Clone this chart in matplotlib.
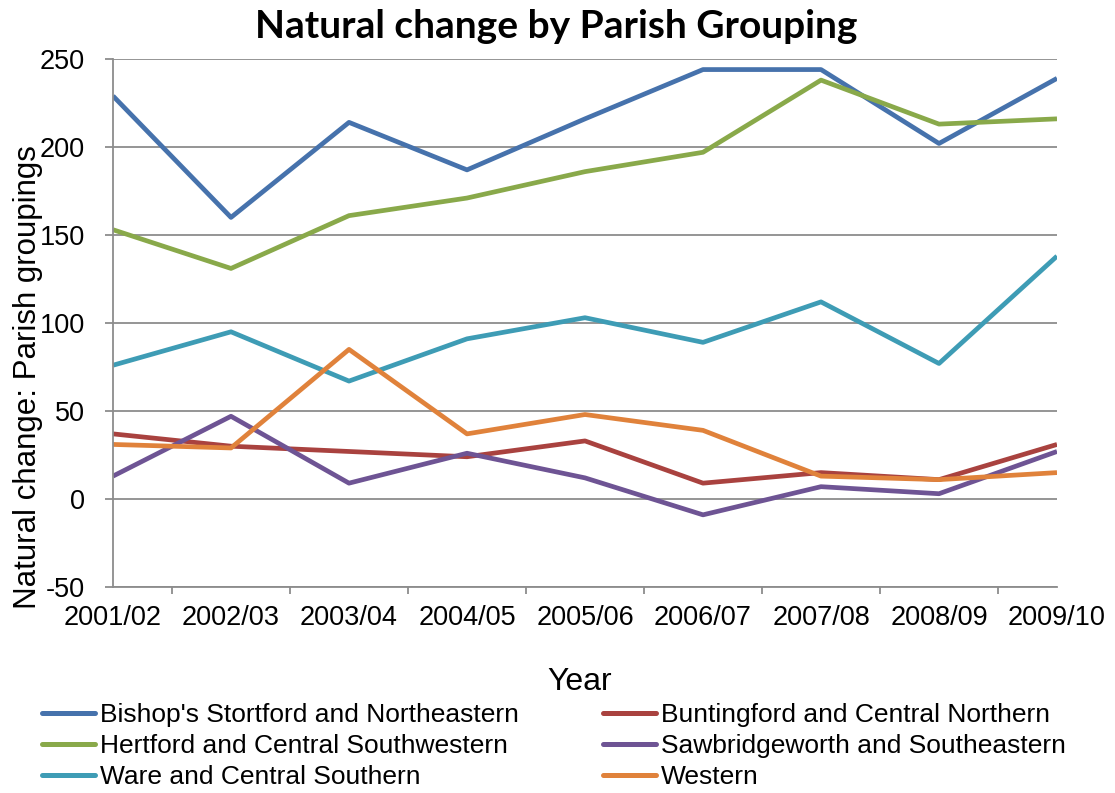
import numpy as np
import matplotlib
matplotlib.use("Agg")
import matplotlib.pyplot as plt
from matplotlib.ticker import FixedLocator
from matplotlib.lines import Line2D

# ---------------- data ----------------
years = ["2001/02", "2002/03", "2003/04", "2004/05", "2005/06",
         "2006/07", "2007/08", "2008/09", "2009/10"]

bishops = [229, 160, 214, 187, 216, 244, 244, 202, 239]
buntingford = [37, 30, 27, 24, 33, 9, 15, 11, 31]
hertford = [153, 131, 161, 171, 186, 197, 238, 213, 216]
sawbridge = [13, 47, 9, 26, 12, -9, 7, 3, 27]
ware = [76, 95, 67, 91, 103, 89, 112, 77, 138]
western = [31, 29, 85, 37, 48, 39, 13, 11, 15]

series_names = ["Bishop's Stortford and Northeastern", "Buntingford and Central Northern",
                "Hertford and Central Southwestern", "Sawbridgeworth and Southeastern",
                "Ware and Central Southern", "Western"]
series_vals = [bishops, buntingford, hertford, sawbridge, ware, western]
colors = ["#4672AC", "#A9423F", "#89A94A", "#6E5494", "#3E9CB5", "#E0823B"]

# ---------------- plot ----------------
plt.rcParams["font.family"] = ["Liberation Sans", "DejaVu Sans"]
plt.rcParams["axes.unicode_minus"] = False

fig = plt.figure(figsize=(11.15, 7.93), dpi=100)
ax = fig.add_axes([113 / 1115, 1 - 587 / 793, 944 / 1115, 528 / 793])

x = np.arange(len(years))
for name, vals, c in zip(series_names, series_vals, colors):
    ax.plot(x, vals, color=c, lw=3.4, label=name,
            solid_joinstyle="round", solid_capstyle="butt")

ax.set_xlim(0, len(years) - 1)
ax.set_ylim(-50, 250)
ax.set_yticks(np.arange(-50, 251, 50))
ax.yaxis.grid(True, color="#8c8c8c", lw=1.3)
ax.set_axisbelow(True)

# category labels on points, tick marks between categories
ax.set_xticks(x)
ax.set_xticklabels(years)
ax.xaxis.set_minor_locator(FixedLocator(x[:-1] + 0.5))
ax.tick_params(axis="x", which="major", length=0, pad=13, labelsize=19.5)
ax.tick_params(axis="x", which="minor", length=5, width=1.3, color="#8c8c8c", direction="out")
ax.tick_params(axis="y", length=6, width=1.3, color="#8c8c8c", labelsize=19.5, pad=14)

for s in ["top", "right"]:
    ax.spines[s].set_visible(False)
for s in ["left", "bottom"]:
    ax.spines[s].set_color("#8c8c8c")
    ax.spines[s].set_linewidth(1.3)

ax.set_ylabel("Natural change: Parish groupings", fontsize=22.5)
ax.yaxis.set_label_coords(-0.074, 0.398)
ax.set_xlabel("Year", fontsize=23)
ax.xaxis.set_label_coords(0.494, -0.152)

fig.text(556 / 1115, 1 - 27 / 793, "Natural change by Parish Grouping",
         fontsize=28, fontweight="bold", family=["Lato", "DejaVu Sans"],
         ha="center", va="center")

order = [0, 2, 4, 1, 3, 5]
handles = [Line2D([], [], color=colors[i], lw=3.6, solid_capstyle="round") for i in order]
fig.legend(handles, [series_names[i] for i in order],
           ncol=2, loc="upper left", bbox_to_anchor=(42 / 1115, 1 - 703 / 793),
           frameon=False, fontsize=19, handlelength=2.0, handletextpad=0.19,
           labelspacing=0.27, columnspacing=3.2, borderpad=0, borderaxespad=0)

fig.savefig("out.png", dpi=100)
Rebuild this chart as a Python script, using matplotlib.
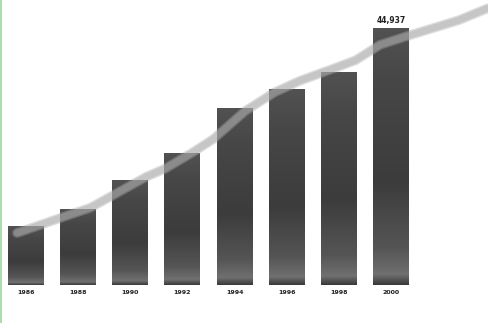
import numpy as np
import matplotlib
matplotlib.use('Agg')
import matplotlib.pyplot as plt
from matplotlib.colors import LinearSegmentedColormap

# data
years = ['1986', '1988', '1990', '1992', '1994', '1996', '1998', '2000']
values = [10300, 13300, 18350, 23100, 30950, 34250, 37250, 44937]

# trend line, sampled along the curve (x in bar-index units)
line_x = [-0.17, 0.65, 1.23, 1.61, 2.3, 2.68, 3.18, 3.59, 4.2, 4.77, 5.25, 5.88, 6.32, 6.79, 7.3, 8.3, 8.86]
line_y = [9100, 11700, 13500, 15400, 18900, 20400, 23100, 25500, 30400, 33700, 35700, 37800, 39300, 42000, 43500, 46300, 48400]

top_label = '44,937'

fig = plt.figure(figsize=(4.88, 3.23), dpi=100)
ax = fig.add_axes([0, 0, 1, 1])
ax.set_xlim(-0.499, 8.86)
ax.set_ylim(-6644, 49832)
ax.axis('off')

cmap = LinearSegmentedColormap.from_list(
    'bar', [(0.0, '#3a3a3a'), (0.04, '#707070'), (0.14, '#555555'),
            (0.4, '#3c3c3c'), (0.8, '#474747'), (1.0, '#525252')])
grad = np.linspace(0, 1, 256).reshape(-1, 1)

width = 0.69
bars = ax.bar(range(len(values)), values, width=width, color='none', zorder=2)
for b, v in zip(bars, values):
    x0 = b.get_x()
    im = ax.imshow(grad, cmap=cmap, aspect='auto', zorder=2,
                   extent=[x0, x0 + width, 0, v], origin='lower')
    im.set_clip_path(b)

ax.plot(line_x, line_y, color='#aaaaaa', alpha=0.4, lw=7, solid_capstyle='round', zorder=3)
ax.plot(line_x, line_y, color='#aaaaaa', alpha=0.45, lw=5, solid_capstyle='round', zorder=3)

for i, y in enumerate(years):
    ax.text(i, -1300, y, ha='center', va='center', fontsize=4.5,
            fontweight='bold', color='#222222')

ax.text(7, values[-1] + 1300, top_label, ha='center', va='center', fontsize=5.5,
        fontweight='bold', color='#222222', zorder=4)

# thin green edge on the left
fig.add_artist(plt.Line2D([0.002, 0.002], [0, 1], color='#9ad89a', lw=1.2))

fig.savefig('out.png', dpi=100)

================

▸ **CHALLENGE**: Which lines contain the word "matplotlib"? Copy each of them.

▸ **REPLY TO THE EXERCISE**:
Clone this chart in matplotlib.
import matplotlib
matplotlib.use("Agg")
import matplotlib.pyplot as plt
from matplotlib.ticker import FixedLocator
from matplotlib.lines import Line2D
Rebuild this chart as a Python script, using matplotlib.
import matplotlib
matplotlib.use('Agg')
import matplotlib.pyplot as plt
from matplotlib.colors import LinearSegmentedColormap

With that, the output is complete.